Book Proposals: What Should My Book Proposal Contain?
Maybe you've heard that a book proposal is the most professional way to present your nonfiction book idea. (It is.) Maybe you've wondered how to write a book proposal and what to include. (This Web site will tell you.) Should you write the entire book or just a proposal? If you have the entire book written, do you still need a proposal? Will agents and publishers want to see a proposal or a finished manuscript? If you do have a book proposal, what's the next step, who do you approach with the proposal? Do you send it to publishers, editors, literary agents? These are all legitimate questions. In fact, I had all these questions in mind when I was working on my first book, The Art of Kissing. Because the subject of book proposals is complex, it's only natural to have questions about it when you're starting out on the path to becoming a published author.
Some writers naturally wonder whether they might not be better off just writing the entire book and trying to sell that. After all, a proposal takes time and what you say in a proposal may be different from the finished manuscript when it's finally completed. So isn't it better to simply write the entire book? These questions are faced by nonfiction writers all the time. In fact, D.H. Lawrence faced some of the same questions during his career since he wrote both fiction and nonfiction. All these questions are answered on this Web site. (D.H. Lawrence and Frieda, Chapala, Mexico, 1923. D.H. Lawrence Collection.)
A good book proposal includes the following sections.

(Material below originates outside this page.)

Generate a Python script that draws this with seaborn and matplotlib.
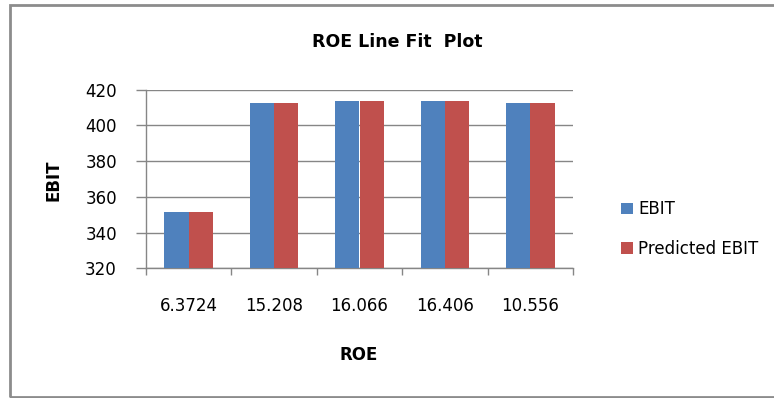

- The Overview of the book proposal
- Marketing your book title
- Promotion of the book
- Competing books
- About the author
- Table of contents
- Chapter-by-chapter Summaries
- Sample chapter
Use this structure to write your book proposal and you'll be considered a professional. While there are other methods and outlines you can use, a book proposal must answer the questions, "What is the book about?" "Who will buy it?" "How can the publisher promote it?" "What books compete with it?" "Who is the author?" and "What topics are covered in the book?" Only by answering these questions can you hope to persuade a publisher to buy your book. That's why you need all these different sections. Include them and you'll eventually get that call from your literary agent telling you she got an offer from an editor at a good publishing house.